Memory vectors for similarity search in high-dimensional spaces
This addresses the computational bottleneck in large-scale similarity search for applications like image retrieval, though it is an incremental improvement on existing indexing methods.
The paper tackles the problem of fast similarity search in high-dimensional vector databases by proposing an indexing architecture using memory units with representative vectors, which significantly speeds up search compared to exhaustive methods without compromising quality, with provable complexity reductions in high dimensions.
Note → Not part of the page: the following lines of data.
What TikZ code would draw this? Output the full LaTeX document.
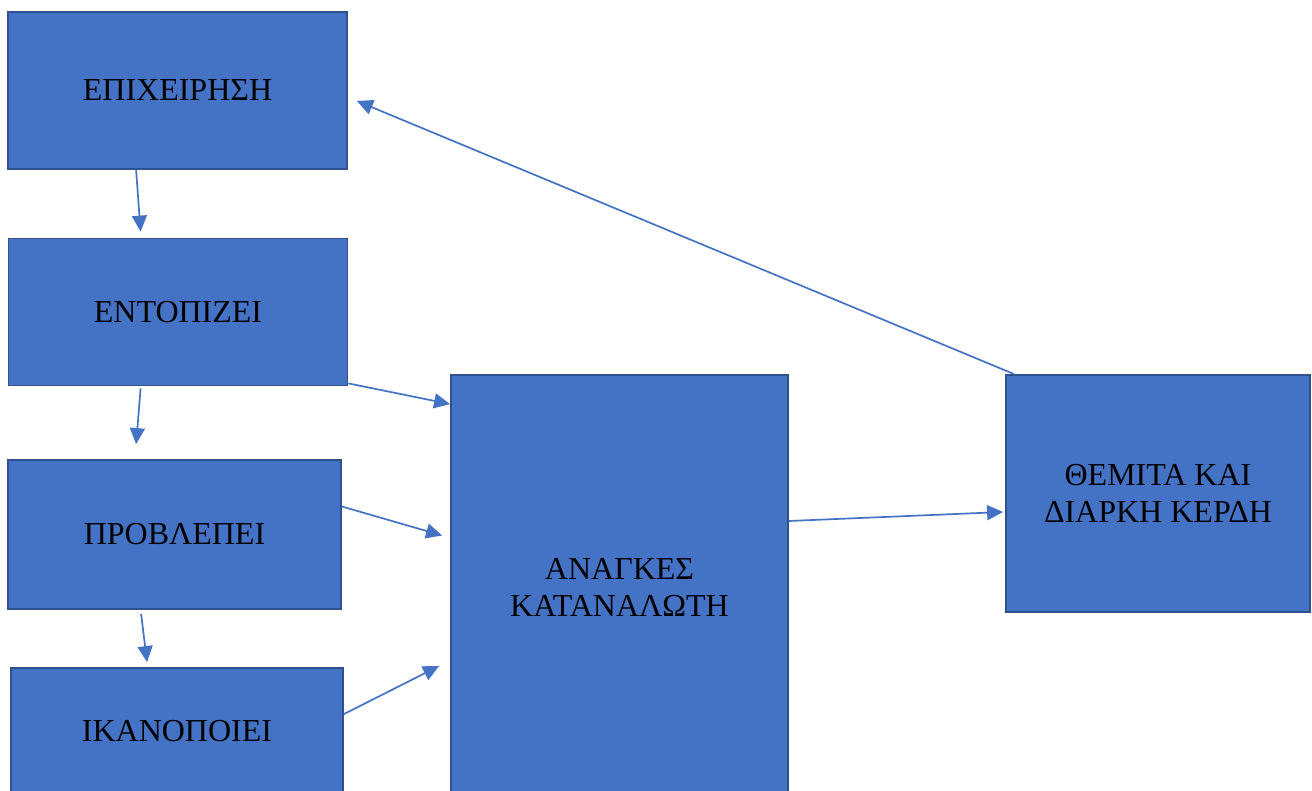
\documentclass[tikz,border=0pt]{standalone}
\usepackage{fontspec}
\setmainfont{Liberation Serif}
\usetikzlibrary{calc,arrows.meta}
\definecolor{boxfill}{HTML}{4472C4}
\definecolor{boxline}{HTML}{2F528F}
\definecolor{arrowcol}{HTML}{4472C4}
\begin{document}
\begin{tikzpicture}[x=1pt,y=-1pt,
  blk/.style={draw=boxline,fill=boxfill,line width=1.8pt,inner sep=0pt,
    align=center,font=\fontsize{32}{37}\selectfont,text=black},
  conn/.style={draw=arrowcol,line width=1.7pt,-{Triangle[length=16pt,width=15pt]}}]
\path[use as bounding box] (0,0) rectangle (1312,791);
\clip (0,0) rectangle (1312,791);
\node[blk,minimum width=339pt,minimum height=157pt] (e) at (177.5,90.5) {ΕΠΙΧΕΙΡΗΣΗ};
\node[blk,minimum width=339pt,minimum height=147pt] (n) at (178,312) {ΕΝΤΟΠΙΖΕΙ};
\node[blk,minimum width=333pt,minimum height=149pt] (p) at (174.5,534.5) {ΠΡΟΒΛΕΠΕΙ};
\node[blk,minimum width=332pt,minimum height=126pt] (k) at (177,731) {ΙΚΑΝΟΠΟΙΕΙ};
\node[blk,minimum width=337pt,minimum height=425pt] (a) at (619.5,587.5) {ΑΝΑΓΚΕΣ\\ΚΑΤΑΝΑΛΩΤΗ};
\node[blk,minimum width=304pt,minimum height=237pt] (t) at (1158,493.5) {ΘΕΜΙΤΑ ΚΑΙ\\ΔΙΑΡΚΗ ΚΕΡΔΗ};
\draw[conn] ($(e.south west)+(129,0)$) -- ($(n.north west)+(133,-6)$);
\draw[conn] ($(n.south west)+(133,2)$) -- ($(p.north west)+(129,-15)$);
\draw[conn] ($(p.south west)+(134,4)$) -- ($(k.north west)+(137,-5)$);
\draw[conn] ($(n.south east)+(0,-3)$) -- ($(a.north west)+(0,30)$);
\draw[conn] ($(p.east)+(0,-28)$) -- ($(a.west)+(-8,-52)$);
\draw[conn] ($(k.north east)+(0,47)$) -- ($(a.west)+(-11,78.5)$);
\draw[conn] ($(a.east)+(0,-66.5)$) -- ($(t.west)+(-2,18.5)$);
\draw[conn] ($(t.north west)+(9,0)$) -- ($(e.east)+(9,10.5)$);
\end{tikzpicture}
\end{document}
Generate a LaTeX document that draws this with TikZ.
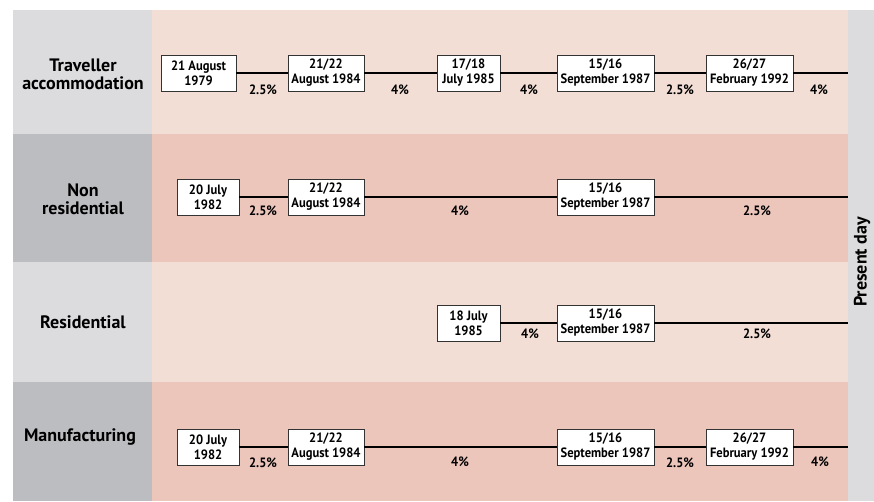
\documentclass[tikz,border=0pt]{standalone}
\usepackage{fontspec}
\setmainfont{PT Sans}
\newfontfamily\boxfont[FakeStretch=0.93]{PT Sans}
\definecolor{graylight}{HTML}{DCDCDE}
\definecolor{graydark}{HTML}{BCBDC1}
\definecolor{pinklight}{HTML}{F3DED6}
\definecolor{pinkdark}{HTML}{ECC5BB}
\tikzset{
  datebox/.style={draw=black!80, line width=0.8pt, fill=white, align=center,
    inner sep=0pt, minimum height=36pt,
    font=\boxfont\bfseries\fontsize{13.5}{15}\selectfont},
  rate/.style={inner sep=0pt, font=\boxfont\bfseries\fontsize{13.5}{15}\selectfont},
  sector/.style={align=center, inner sep=0pt, font=\bfseries\fontsize{18}{18}\selectfont},
  link/.style={line width=2pt}
}
\begin{document}
\begin{tikzpicture}[x=1pt,y=-1pt]
\useasboundingbox (0,0) rectangle (874,501);
\fill[white] (0,0) rectangle (874,501);
% bands
\fill[graylight] (13,10) rectangle (152,134);
\fill[pinklight] (152,10) rectangle (848,134);
\fill[graydark] (13,134) rectangle (152,262);
\fill[pinkdark] (152,134) rectangle (848,262);
\fill[graylight] (13,262) rectangle (152,382);
\fill[pinklight] (152,262) rectangle (848,382);
\fill[graydark] (13,382) rectangle (152,501);
\fill[pinkdark] (152,382) rectangle (848,501);
\fill[graylight] (848,10) rectangle (874,501);

% sector names
\node[sector] (s1) at (83,74) {Traveller\\accommodation};
\node[sector] (s2) at (83,199) {Non\\residential};
\node[sector] (s3) at (83,322) {Residential};
\node[sector] (s4) at (80,437) {Manufacturing};
\node[sector, rotate=90] (now) at (862,262) {Present day};

% Traveller accommodation
\node[datebox, minimum width=75pt] (a1) at (198.5,73) {21 August\\1979};
\node[datebox, minimum width=76pt] (a2) at (326,73) {21/22\\August 1984};
\node[datebox, minimum width=63pt] (a3) at (468.5,73) {17/18\\July 1985};
\node[datebox, minimum width=97pt] (a4) at (605.5,73) {15/16\\September 1987};
\node[datebox, minimum width=87pt] (a5) at (749.5,73) {26/27\\February 1992};
\coordinate (e1) at (848,73);
\draw[link] (a1) -- (a2);
\draw[link] (a2) -- (a3);
\draw[link] (a3) -- (a4);
\draw[link] (a4) -- (a5);
\draw[link] (a5) -- (e1);
\node[rate] (r11) at (263,90) {2.5\%};
\node[rate] (r12) at (400,90) {4\%};
\node[rate] (r13) at (529,90) {4\%};
\node[rate] (r14) at (680,90) {2.5\%};
\node[rate] (r15) at (819,90) {4\%};

% Non residential
\node[datebox, minimum width=62pt] (b1) at (208,197) {20 July\\1982};
\node[datebox, minimum width=76pt] (b2) at (326,197) {21/22\\August 1984};
\node[datebox, minimum width=97pt] (b3) at (605.5,197) {15/16\\September 1987};
\coordinate (e2) at (848,197);
\draw[link] (b1) -- (b2);
\draw[link] (b2) -- (b3);
\draw[link] (b3) -- (e2);
\node[rate] (r21) at (263,211) {2.5\%};
\node[rate] (r22) at (460,211) {4\%};
\node[rate] (r23) at (757,211) {2.5\%};

% Residential
\node[datebox, minimum width=63pt] (c1) at (468.5,323) {18 July\\1985};
\node[datebox, minimum width=97pt] (c2) at (605.5,323) {15/16\\September 1987};
\coordinate (e3) at (848,323);
\draw[link] (c1) -- (c2);
\draw[link] (c2) -- (e3);
\node[rate] (r31) at (530,334) {4\%};
\node[rate] (r32) at (757,334) {2.5\%};

% Manufacturing
\node[datebox, minimum width=62pt] (d1) at (208,447) {20 July\\1982};
\node[datebox, minimum width=76pt] (d2) at (326,447) {21/22\\August 1984};
\node[datebox, minimum width=97pt] (d3) at (605.5,447) {15/16\\September 1987};
\node[datebox, minimum width=87pt] (d4) at (749.5,447) {26/27\\February 1992};
\coordinate (e4) at (848,447);
\draw[link] (d1) -- (d2);
\draw[link] (d2) -- (d3);
\draw[link] (d3) -- (d4);
\draw[link] (d4) -- (e4);
\node[rate] (r41) at (263,463) {2.5\%};
\node[rate] (r42) at (460,462) {4\%};
\node[rate] (r43) at (680,463) {2.5\%};
\node[rate] (r44) at (820,462) {4\%};
\end{tikzpicture}
\end{document}
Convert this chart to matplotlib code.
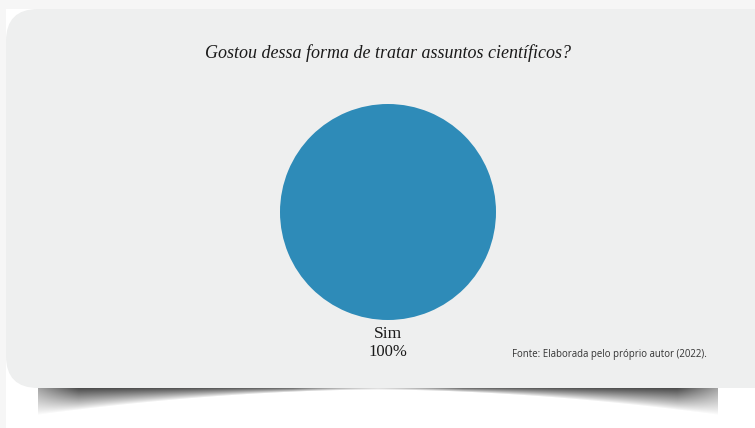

We study an indexing architecture to store and search in a database of high-dimensional vectors from the perspective of statistical signal processing and decision theory. This architecture is composed of several memory units, each of which summarizes a fraction of the database by a single representative vector. The potential similarity of the query to one of the vectors stored in the memory unit is gauged by a simple correlation with the memory unit's representative vector. This representative optimizes the test of the following hypothesis: the query is independent from any vector in the memory unit vs. the query is a simple perturbation of one of the stored vectors. Compared to exhaustive search, our approach finds the most similar database vectors significantly faster without a noticeable reduction in search quality. Interestingly, the reduction of complexity is provably better in high-dimensional spaces. We empirically demonstrate its practical interest in a large-scale image search scenario with off-the-shelf state-of-the-art descriptors.